Petitioner, 18 years of age, comes to this country with $500. He lands at San Francisco and goes to Oakland, Cal., where he resides with his kinsman four or five months, and comes to Wilmington, where Lem Thung, “a bosom friend of my father,” resides. During the first *467year he does nothing. Thereafter he goes to school, giving the name and residence of the teacher. He spells the words put to him by the inspector. Accepting his statement as true, and it is not denied by any one, he helped the inspector put on his overcoat one time. He killed a chicken and “helped cook a little.” “In the summer he helps them out a little and wraps up bundleshelped Lem Thung “because he was-sick; had some collars in my hand”; helped him “sometimes when sick, but not always.” If this constitutes evidence, proof of the charge, it is conceded that its weight is for the Secretary of Labor, and the court will not undertake to estimate its value or the finality of its probative force. In Harlan v. McGourin, supra, Mr. Justice Day, quoting the language used in Hyde v. Shine, 199 U. S. 84, 25 Sup. Ct. 764, 50 L. Ed. 90, “In the federal courts * * * it is well settled that upon habeas corpus the court will not weigh the evidence, although if there is an entire lack of evidence to support the accusation the court may order his [petitioner’s] discharge,” says:
“In so stating, the learned justice * * * -was but affirming the rule well established under section 1014 that there must be some testimony before the Commissioner to support the accusation in order to lay the basis for an order of removal; otherwise, the accused could be discharged upon habeas corpus, all hough the court could not weigh the evidence when the record shows that some evidence was taken.”

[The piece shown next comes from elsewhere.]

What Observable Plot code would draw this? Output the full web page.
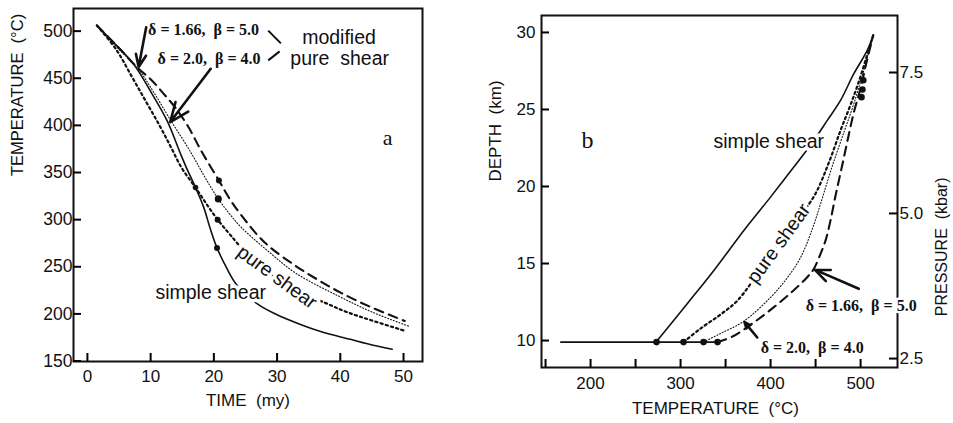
<!DOCTYPE html>
<html><head><meta charset="utf-8">
<script src="https://cdn.jsdelivr.net/npm/d3@7"></script>
<script src="https://cdn.jsdelivr.net/npm/@observablehq/plot@0.6"></script>
<style>
body{margin:0;background:#fff;}
#wrap{display:flex;width:953px;height:423px;overflow:hidden;}
#wrap svg{display:block;}
g[aria-label="wide label"] text{letter-spacing:0.6px;}
g[aria-label="param label"] text{letter-spacing:0.3px;}
</style></head><body><div id="wrap"></div>
<script>
// ---------- Panel a: temperature vs time ----------
const timeTicks = [0, 10, 20, 30, 40, 50];
const tempTicks = [150, 200, 250, 300, 350, 400, 450, 500];

const timeSimple = [1.5, 4, 7.3, 10, 12.6, 14.6, 15.6, 17.1, 18.4, 19.4, 20.5, 22, 23.6, 27, 30, 33.6, 37, 41.6, 45, 48.2];
const tempSimple = [506, 489, 465, 436, 405, 372, 356, 334, 313, 291, 270, 249, 231, 210, 199, 189, 181, 173, 167, 162.5];

const timePure = [1.5, 4.6, 7, 9.2, 11.4, 13.2, 14.9, 17.1, 19, 20.6, 22.7, 26, 30, 33, 37.5, 41, 45, 50.2];
const tempPure = [506, 480, 452, 426, 400, 377, 355, 334, 315, 300, 283, 258, 237, 224, 212, 202, 193, 182];

const timeD20 = [1.5, 4.5, 8, 10.5, 13.3, 16.3, 18.5, 20.7, 22.5, 24.3, 28.5, 33, 39.7, 45, 50.8];
const tempD20 = [506, 484, 460, 435, 404, 372, 346, 322, 306, 292, 267, 243, 219, 202, 187];

const timeD166 = [1.5, 4.5, 8.1, 10, 12, 14, 16, 18, 20.8, 22.5, 24.3, 28, 32.7, 36.5, 40.2, 44.9, 50.2];
const tempD166 = [506, 485.5, 460, 449, 434, 418, 398, 373, 341.5, 322, 305, 276, 252, 236, 222, 207, 192.5];

const dotTimeA = [20.8, 20.7, 20.6, 20.5, 17.1];
const dotTempA = [341.5, 322, 300, 270, 334];
const dotSizeA = [3, 4.2, 3, 3, 2.6];

// ---------- Panel b: depth vs temperature ----------
const tempTicksB = [150, 200, 250, 300, 350, 400, 450, 500];
const tempLabelsB = [200, 300, 400, 500];
const depthTicks = [10, 15, 20, 25, 30];
const pressureLabels = ["2.5", "5.0", "7.5"];
const pressureTickDepths = [8.83, 18.25, 27.4];

const baseTemp = [167, 341];
const baseDepth = [9.9, 9.9];

const tempSimpleB = [273.3, 307.4, 337, 370.3, 399.9, 425.8, 448.1, 463, 477.7, 492.5, 507.4, 514];
const depthSimpleB = [9.94, 12.39, 14.55, 17.15, 19.31, 21.26, 22.99, 24.29, 25.59, 27.32, 28.83, 29.81];

const tempPureB = [303.3, 322.2, 344.4, 363.3, 386.6, 408.8, 428.8, 448.8, 464.4, 477.7, 487.7, 496.6, 505.5, 514];
const depthPureB = [9.9, 10.78, 11.69, 12.6, 14.42, 16.3, 17.8, 19.42, 21.5, 23.64, 25.13, 26.56, 28.19, 29.81];

const tempD20B = [325.5, 344.4, 369.9, 399.9, 418.8, 433.3, 446.6, 457.7, 468.8, 482.2, 491.1, 498.8, 506.6, 514];
const depthD20B = [9.9, 10.46, 11.24, 12.8, 14.09, 15.39, 17.28, 19.29, 21.37, 23.64, 25.13, 26.56, 28.19, 29.81];

const tempD166B = [341.1, 357.7, 379.9, 403.3, 425.5, 440.7, 448.1, 455.5, 461.1, 466.6, 472.2, 478.8, 485.5, 492.2, 499.9, 506.6, 514];
const depthD166B = [9.9, 10.26, 11.11, 12.15, 13.25, 14.11, 14.66, 15.63, 16.5, 17.8, 19.42, 21.17, 22.99, 24.74, 26.37, 28.06, 29.81];

const dotTempB = [273.3, 303.3, 325.5, 341.1, 503, 502, 501];
const dotDepthB = [9.9, 9.9, 9.9, 9.9, 26.9, 26.3, 25.8];

// ---------- helpers ----------
const zip = (xs, ys) => xs.map((x, i) => ({x, y: ys[i]}));
const sans = "'Liberation Sans', Arial, Helvetica, sans-serif";
const serif = "'Liberation Serif', 'Times New Roman', serif";
const ink = "#111";
const TICK = 8;

// Annotation records (data units)
const annA = {
  simple: {x: 19.5, y: 222, text: "simple shear"},
  pure: {x: 30.0, y: 239, text: "pure shear", rotate: 36},
  letter: {x: 47.5, y: 387, text: "a"},
  d166: {x: 9.6, y: 501, text: "δ = 1.66,  β = 5.0"},
  d20: {x: 11.1, y: 471, text: "δ = 2.0,  β = 4.0"},
  mod1: {x: 39.8, y: 493, text: "modified"},
  mod2: {x: 39.9, y: 471, text: "pure  shear"}
};
const arrowsA = [{x1: 9.3, y1: 504, x2: 8.1, y2: 462}, {x1: 19.5, y1: 460, x2: 13.1, y2: 403.5}];
const connA = [{x1: 28.6, y1: 500.5, x2: 30.6, y2: 487}, {x1: 28.6, y1: 469, x2: 30.4, y2: 478.5}];

const annB = {
  simple: {x: 398, y: 22.9, text: "simple shear"},
  pure: {x: 409, y: 16.3, text: "pure shear", rotate: -54},
  letter: {x: 196.7, y: 23.0, text: "b"},
  d166: {x: 439, y: 12.27, text: "δ = 1.66,  β = 5.0"},
  d20: {x: 389, y: 9.55, text: "δ = 2.0,  β = 4.0"}
};
const arrowsB = [{x1: 498, y1: 13.36, x2: 449, y2: 14.6}, {x1: 385.2, y1: 10.2, x2: 371, y2: 11.2}];

function txt(a, opts) {
  return Plot.text([a], {x: "x", y: "y", text: "text", rotate: a.rotate || 0, ...opts});
}

const lineSolid = {stroke: ink, strokeWidth: 1.6, curve: "catmull-rom"};
const linePure = {stroke: ink, strokeWidth: 2.2, strokeDasharray: "2.2,3.2", curve: "catmull-rom"};
const lineD20 = {stroke: ink, strokeWidth: 1.1, strokeDasharray: "1,2", curve: "catmull-rom"};
const lineD166 = {stroke: ink, strokeWidth: 2.1, strokeDasharray: "9,6", curve: "catmull-rom"};

// panel geometry
const A = {w: 480, h: 423, ml: 73, mr: 58, mt: 8, mb: 62};
const B = {w: 473, h: 423, ml: 61, mr: 56, mt: 15, mb: 56};
const innerW = (p) => p.w - p.ml - p.mr;
const innerH = (p) => p.h - p.mt - p.mb;

const plotA = Plot.plot({
  width: A.w, height: A.h,
  marginLeft: A.ml, marginRight: A.mr, marginTop: A.mt, marginBottom: A.mb,
  style: {fontFamily: sans, fontSize: "17px", color: ink, background: "white", overflow: "visible"},
  x: {domain: [-2.2, 53]},
  y: {domain: [149.5, 524]},
  marks: [
    Plot.frame({stroke: ink, strokeWidth: 2}),
    // inward tick marks
    Plot.ruleX(timeTicks, {x: d => d, insetTop: innerH(A) - TICK, stroke: "black", strokeWidth: 2}),
    Plot.ruleY(tempTicks, {y: d => d, insetRight: innerW(A) - TICK, stroke: "black", strokeWidth: 2}),
    // tick labels
    Plot.axisX(timeTicks, {tickSize: 0, tickPadding: 8, fontSize: 17, label: null}),
    Plot.axisY(tempTicks, {tickSize: 0, tickPadding: 1, fontSize: 17.5, label: null}),
    Plot.text(["TIME  (my)"], {frameAnchor: "bottom", dy: 44, fontSize: 17}),
    Plot.text(["TEMPERATURE  (°C)"], {frameAnchor: "left", rotate: -90, dx: -56, dy: -9, fontSize: 16.5}),
    Plot.line(zip(timeSimple, tempSimple), {x: "x", y: "y", ...lineSolid}),
    Plot.line(zip(timePure, tempPure), {x: "x", y: "y", ...linePure}),
    Plot.line(zip(timeD20, tempD20), {x: "x", y: "y", ...lineD20}),
    Plot.line(zip(timeD166, tempD166), {x: "x", y: "y", ...lineD166}),
    Plot.dot(dotTimeA.map((t, i) => ({x: t, y: dotTempA[i], r: dotSizeA[i]})), {x: "x", y: "y", r: "r", fill: ink, stroke: null}),
    txt(annA.simple, {fontSize: 19.5, fill: ink, stroke: "white", strokeWidth: 7, ariaLabel: "wide label"}),
    txt(annA.pure, {fontSize: 19.5, fill: ink, stroke: "white", strokeWidth: 7, ariaLabel: "wide label"}),
    txt(annA.letter, {fontSize: 22, fontFamily: serif, fill: ink}),
    txt(annA.d166, {fontSize: 16, fontFamily: serif, fontWeight: "bold", textAnchor: "start", fill: ink, ariaLabel: "param label"}),
    txt(annA.d20, {fontSize: 16, fontFamily: serif, fontWeight: "bold", textAnchor: "start", fill: ink, ariaLabel: "param label"}),
    txt(annA.mod1, {fontSize: 19.5, fill: ink, ariaLabel: "wide label"}),
    txt(annA.mod2, {fontSize: 19.5, fill: ink, ariaLabel: "wide label"}),
    Plot.arrow(arrowsA, {x1: "x1", y1: "y1", x2: "x2", y2: "y2", stroke: ink, strokeWidth: 2.6, headLength: 12, headAngle: 45}),
    Plot.link(connA, {x1: "x1", y1: "y1", x2: "x2", y2: "y2", stroke: ink, strokeWidth: 2})
  ]
});

const pressureByDepth = new Map(pressureTickDepths.map((d, i) => [d, pressureLabels[i]]));

const plotB = Plot.plot({
  width: B.w, height: B.h,
  marginLeft: B.ml, marginRight: B.mr, marginTop: B.mt, marginBottom: B.mb,
  style: {fontFamily: sans, fontSize: "17px", color: ink, background: "white", overflow: "visible"},
  x: {domain: [145.5, 541]},
  y: {domain: [8.25, 31.1]},
  marks: [
    Plot.frame({stroke: ink, strokeWidth: 2}),
    Plot.ruleX(tempTicksB, {x: d => d, insetTop: innerH(B) - TICK, stroke: "black", strokeWidth: 2}),
    Plot.ruleY(depthTicks, {y: d => d, insetRight: innerW(B) - TICK, stroke: "black", strokeWidth: 2}),
    Plot.ruleY(pressureTickDepths, {y: d => d, insetLeft: innerW(B) - TICK, stroke: "black", strokeWidth: 2}),
    Plot.axisX(tempLabelsB, {tickSize: 0, tickPadding: 9, fontSize: 17, label: null}),
    Plot.axisY(depthTicks, {tickSize: 0, tickPadding: 6, fontSize: 17, label: null}),
    Plot.axisY(pressureTickDepths, {anchor: "right", tickSize: 0, tickPadding: 2, fontSize: 17, label: null, tickFormat: d => pressureByDepth.get(d)}),
    Plot.text(["TEMPERATURE  (°C)"], {frameAnchor: "bottom", dx: -4, dy: 46, fontSize: 17}),
    Plot.text(["DEPTH  (km)"], {frameAnchor: "left", rotate: -90, dx: -46, dy: -10, fontSize: 17}),
    Plot.text(["PRESSURE  (kbar)"], {frameAnchor: "right", rotate: -90, dx: 44, dy: -14, fontSize: 16}),
    Plot.line(zip(baseTemp, baseDepth), {x: "x", y: "y", stroke: ink, strokeWidth: 1.8}),
    Plot.line(zip(tempSimpleB, depthSimpleB), {x: "x", y: "y", ...lineSolid}),
    Plot.line(zip(tempPureB, depthPureB), {x: "x", y: "y", ...linePure}),
    Plot.line(zip(tempD20B, depthD20B), {x: "x", y: "y", ...lineD20}),
    Plot.line(zip(tempD166B, depthD166B), {x: "x", y: "y", ...lineD166}),
    Plot.dot(zip(dotTempB, dotDepthB), {x: "x", y: "y", r: 3.3, fill: ink, stroke: null}),
    txt(annB.simple, {fontSize: 19.5, fill: ink, stroke: "white", strokeWidth: 7, ariaLabel: "wide label"}),
    txt(annB.pure, {fontSize: 19.5, fill: ink, stroke: "white", strokeWidth: 7, ariaLabel: "wide label"}),
    txt(annB.letter, {fontSize: 24, fontFamily: serif, fill: ink}),
    txt(annB.d166, {fontSize: 16, fontFamily: serif, fontWeight: "bold", textAnchor: "start", fill: ink, stroke: "white", strokeWidth: 5, ariaLabel: "param label"}),
    txt(annB.d20, {fontSize: 16, fontFamily: serif, fontWeight: "bold", textAnchor: "start", fill: ink, stroke: "white", strokeWidth: 4, ariaLabel: "param label"}),
    Plot.arrow(arrowsB, {x1: "x1", y1: "y1", x2: "x2", y2: "y2", stroke: ink, strokeWidth: 2.6, headLength: 12, headAngle: 45})
  ]
});

const wrap = document.getElementById("wrap");
wrap.appendChild(plotA);
wrap.appendChild(plotB);
</script>
</body></html>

In United States v. Williams, 200 Eed. 538, 118 C. C. A. 632 (C. C. A., 2d Circuit) Judge Noyes wrote the opinion for the court. Judges Coxe and Ward, thinking that their views upon this point were not expressed clearly, concurring, said:
“The opinion does not, however, make entirely clear our views upon a single point. We think that some evidence must be presented to justify a judgment of deportation and that conclusions of law must have some facts upon which to rest. The immigrant may, in a sense, have a fair hearing, although the conclusions drawn by the executive officers be wholly unsupported by proof.”
[9] Text-writers and judges have undertaken to define the word “evidence,” as applicable to judicial investigation, with more or less success. Probably no more satisfactory definition is found, for practical purposes, than that given by Mr. Edward Livingstone:
“Evidence is that which brings to the mind a just conviction of the truth or falsehood of any substantive proposition which is asserted or denied.” Draft, Code.
It is elementary that in judicial proceedings the question whether the record discloses any evidence is for the court. The weight to be given evidence is for the trier of the issue of fact. It is also elementary that mere suspicion, conjecture, speculation, is not evidence, neither can it be made the basis for finding a fact in issue. The industry of counsel affords a number of illustrative expressions of courts. In People v. Van Zile, 143 N. Y. 372, 38 N. E. 381, Andrews, Chief Justice, says:
“Suspicion cannot give probative force to testimony which in itself is insufficient to establish or to justify an inference of a particular fact.”
*468Judge Caldwell, in Boyd v. Glucklich, 116 Fed. 131, 53 C. C. A. 451, well says:
“The sea of suspicion has no shore, and the court that embarks upon it is without rudder or compass.”
It may be that, upon a full, fair, hearing, in which petitioner has the benefit of counsel, and all of his rights secured to him, the government will be able to establish the charge made against him. I am of the opinion that such a hearing has not been had, and that no evidence has been adduced upon which the finding that petitioner procured his certificate by false and fraudulent representations can be sustained. These are the only questions presented upon, this record.
The petitioner is entitled to be discharged from custody. -An order to that effect will be drawn.